Permasalahan muncul ketika pemberitaan pers digunakan untuk memfitnah atau menghina dengan unsur kesengajaan. Pidana tetap harus diberlakukan terhadap pelaku yang sengaja melakukan penghinaan atau fitnah melalui media pers. Namun, pemberitaan yang bertanggung jawab dan profesional, meski ada kesalahan fakta, tidak boleh dipidana.
Sehingga Undang-Undang Pers belum sepenuhnya mengakomodasi permasalahan ini. Undang-undang tersebut hanya mengatur sanksi denda untuk pelanggaran tertentu dan hak jawab serta hak koreksi untuk pemberitaan bermasalah. Hal ini dianggap kurang seimbang oleh beberapa pihak. Namun, yang perlu diperbaiki adalah UU Pers itu sendiri, bukan pers sebagai institusi, karena undang-undang tersebut belum mengatur potensi masalah hukum kompleks yang dapat muncul dalam pemberitaan pers.
Kebebasan pers dalam menyampaikan pendapat ialah aspek krusial dalam proses demokratisasi.Â
Namun, kebebasan ini tidak bersifat absolut dan tanpa batasan.
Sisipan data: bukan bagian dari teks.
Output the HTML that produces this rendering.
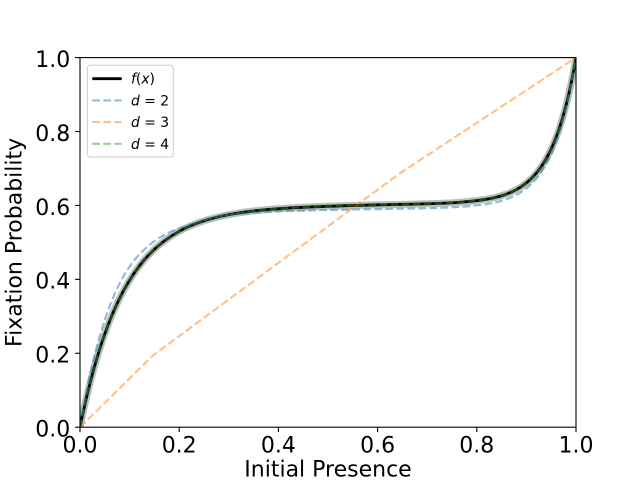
<!DOCTYPE html>
<html>
<head>
<meta charset="utf-8">
<style>
html,body{margin:0;padding:0;background:#fff;}
svg{display:block;}
text{font-family:"DejaVu Sans","Liberation Sans",sans-serif;fill:#000;}
</style>
</head>
<body>
<svg width="640" height="480" viewBox="0 0 640 480" xmlns="http://www.w3.org/2000/svg">
<rect x="0" y="0" width="640" height="480" fill="#fff"/>
<defs>
<clipPath id="ax"><rect x="80" y="57.6" width="496" height="369.6"/></clipPath>
</defs>
<g clip-path="url(#ax)" fill="none" stroke-linejoin="round">
  <!-- gray band -->
  <path d="M80,427.2 C84.96,402.89 89.92,382.57 94.88,365.14 C101.49,341.89 108.11,323.72 114.72,308.78 C122.99,290.10 131.25,276.49 139.52,265.72 C152.75,248.49 165.97,238.51 179.2,231.31 C195.73,222.31 212.27,217.81 228.8,214.68 C253.6,209.99 278.4,208.48 303.2,207.29 C336.27,205.71 369.33,205.12 402.4,204.33 C427.2,203.74 452.0,203.63 476.8,200.60 C490.03,198.99 503.25,196.72 516.48,189.55 C524.75,185.07 533.01,178.68 541.28,166.71 C546.24,159.53 551.2,150.32 556.16,137.29 C559.47,128.60 562.77,118.21 566.08,105.28 C569.39,92.35 572.69,76.87 576,57.6" stroke="#000" stroke-opacity="0.26" stroke-width="7"/>
  <!-- f(x) -->
  <path d="M80,427.2 C84.96,402.89 89.92,382.57 94.88,365.14 C101.49,341.89 108.11,323.72 114.72,308.78 C122.99,290.10 131.25,276.49 139.52,265.72 C152.75,248.49 165.97,238.51 179.2,231.31 C195.73,222.31 212.27,217.81 228.8,214.68 C253.6,209.99 278.4,208.48 303.2,207.29 C336.27,205.71 369.33,205.12 402.4,204.33 C427.2,203.74 452.0,203.63 476.8,200.60 C490.03,198.99 503.25,196.72 516.48,189.55 C524.75,185.07 533.01,178.68 541.28,166.71 C546.24,159.53 551.2,150.32 556.16,137.29 C559.47,128.60 562.77,118.21 566.08,105.28 C569.39,92.35 572.69,76.87 576,57.6" stroke="#000" stroke-width="2.8"/>
  <!-- d=2 -->
  <path d="M80,427.2 C84.96,397.45 89.92,373.80 94.88,354.17 C101.49,327.99 108.11,308.96 114.72,293.89 C122.99,275.06 131.25,262.85 139.52,254.23 C152.75,240.43 165.97,232.80 179.2,228.36 C195.73,222.82 212.27,216.46 228.8,214.68 C253.6,212.01 278.4,211.31 303.2,210.65 C336.27,209.78 369.33,209.35 402.4,208.69 C427.2,208.20 452.0,208.14 476.8,205.37 C490.03,203.89 503.25,201.84 516.48,194.87 C524.75,190.51 533.01,184.26 541.28,172.14 C546.24,164.87 551.2,155.44 556.16,141.91 C559.47,132.89 562.77,122.03 566.08,108.38 C569.39,94.73 572.69,78.29 576,57.6" stroke="#1f77b4" stroke-opacity="0.5" stroke-width="2.08" stroke-dasharray="7.7 3.33"/>
  <!-- d=3 -->
  <path d="M80,427.2 L153.4,355.1 L399.9,173.3 L576,57.6" stroke="#ff7f0e" stroke-opacity="0.5" stroke-width="2.08" stroke-dasharray="7.7 3.33"/>
  <!-- d=4 -->
  <path d="M80,427.2 C84.96,402.89 89.92,382.57 94.88,365.14 C101.49,341.89 108.11,323.72 114.72,308.78 C122.99,290.10 131.25,276.49 139.52,265.72 C152.75,248.49 165.97,238.51 179.2,231.31 C195.73,222.31 212.27,217.81 228.8,214.68 C253.6,209.99 278.4,208.48 303.2,207.29 C336.27,205.71 369.33,205.12 402.4,204.33 C427.2,203.74 452.0,203.63 476.8,200.60 C490.03,198.99 503.25,196.72 516.48,189.55 C524.75,185.07 533.01,178.68 541.28,166.71 C546.24,159.53 551.2,150.32 556.16,137.29 C559.47,128.60 562.77,118.21 566.08,105.28 C569.39,92.35 572.69,76.87 576,57.6" stroke="#2ca02c" stroke-opacity="0.5" stroke-width="2.08" stroke-dasharray="7.7 3.33"/>
</g>
<!-- spines -->
<rect x="80" y="57.6" width="496" height="369.6" fill="none" stroke="#000" stroke-width="1.1"/>
<!-- ticks -->
<g stroke="#000" stroke-width="1.1">
  <line x1="80" y1="427.2" x2="80" y2="432.1"/>
  <line x1="179.2" y1="427.2" x2="179.2" y2="432.1"/>
  <line x1="278.4" y1="427.2" x2="278.4" y2="432.1"/>
  <line x1="377.6" y1="427.2" x2="377.6" y2="432.1"/>
  <line x1="476.8" y1="427.2" x2="476.8" y2="432.1"/>
  <line x1="576" y1="427.2" x2="576" y2="432.1"/>
  <line x1="75.1" y1="427.2" x2="80" y2="427.2"/>
  <line x1="75.1" y1="353.28" x2="80" y2="353.28"/>
  <line x1="75.1" y1="279.36" x2="80" y2="279.36"/>
  <line x1="75.1" y1="205.44" x2="80" y2="205.44"/>
  <line x1="75.1" y1="131.52" x2="80" y2="131.52"/>
  <line x1="75.1" y1="57.6" x2="80" y2="57.6"/>
</g>
<g font-size="22" text-anchor="middle">
  <text x="80" y="452.5">0.0</text>
  <text x="179.2" y="452.5">0.2</text>
  <text x="278.4" y="452.5">0.4</text>
  <text x="377.6" y="452.5">0.6</text>
  <text x="476.8" y="452.5">0.8</text>
  <text x="576" y="452.5">1.0</text>
</g>
<g font-size="22" text-anchor="end">
  <text x="70.3" y="436.5">0.0</text>
  <text x="70.3" y="362.6">0.2</text>
  <text x="70.3" y="288.7">0.4</text>
  <text x="70.3" y="214.8">0.6</text>
  <text x="70.3" y="140.8">0.8</text>
  <text x="70.3" y="66.9">1.0</text>
</g>
<text x="328" y="476.5" font-size="22" text-anchor="middle">Initial Presence</text>
<text transform="translate(21.5,242.4) rotate(-90)" font-size="22" text-anchor="middle">Fixation Probability</text>
<!-- legend -->
<rect x="87.3" y="65.3" width="86" height="91.7" rx="3" ry="3" fill="#fff" fill-opacity="0.8" stroke="#cccccc" stroke-width="1"/>
<g fill="none">
  <line x1="92.3" y1="78.7" x2="121.7" y2="78.7" stroke="#000" stroke-width="2.8"/>
  <line x1="92.3" y1="100.4" x2="121.7" y2="100.4" stroke="#1f77b4" stroke-opacity="0.5" stroke-width="2.08" stroke-dasharray="7.7 3.33"/>
  <line x1="92.3" y1="122.1" x2="121.7" y2="122.1" stroke="#ff7f0e" stroke-opacity="0.5" stroke-width="2.08" stroke-dasharray="7.7 3.33"/>
  <line x1="92.3" y1="143.8" x2="121.7" y2="143.8" stroke="#2ca02c" stroke-opacity="0.5" stroke-width="2.08" stroke-dasharray="7.7 3.33"/>
</g>
<g font-size="13.9">
  <text x="131" y="83.7"><tspan font-style="italic">f</tspan>(<tspan font-style="italic">x</tspan>)</text>
  <text x="131" y="105.4"><tspan font-style="italic">d</tspan> = 2</text>
  <text x="131" y="127.1"><tspan font-style="italic">d</tspan> = 3</text>
  <text x="131" y="148.8"><tspan font-style="italic">d</tspan> = 4</text>
</g>
</svg>
</body>
</html>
Untuk mencegah penyalahgunaan pers sebagai sarana penghinaan, fitnah, atau penghasutan, diperlukan instrumen hukum yang bertujuan bukan untuk membatasi kebebasan pers, melainkan untuk mendorong profesionalisme, tanggung jawab, dan penghormatan terhadap hukum serta HAM.
RUU KUHP terbaru, khususnya Pasal 511 hingga 515, telah mengakomodasi isu penghinaan dan fitnah yang mungkin terjadi dalam pemberitaan pers. Pasal 511 Ayat (1) RUU KUHP secara jelas mendefinisikan kriteria tindak pidana penghinaan, mencakup unsur-unsur: setiap individu, secara lisan, menghina atau menyerang kehormatan atau reputasi orang lain, dengan menuduhkan sesuatu, bertujuan agar tuduhan tersebut diketahui publik.
Sementara itu, Pasal 511 Ayat (2) RUU KUHP mengatur tindak pidana yang dilakukan secara tertulis, sebagai pemberatan dari Ayat (1). Pemberatan ini berlaku jika penghinaan dilakukan melalui tulisan atau gambar yang disebarluaskan, dipertontonkan, atau dipajang di tempat umum. Dengan demikian, penghinaan melalui pemberitaan pers dapat masuk dalam kategori ini.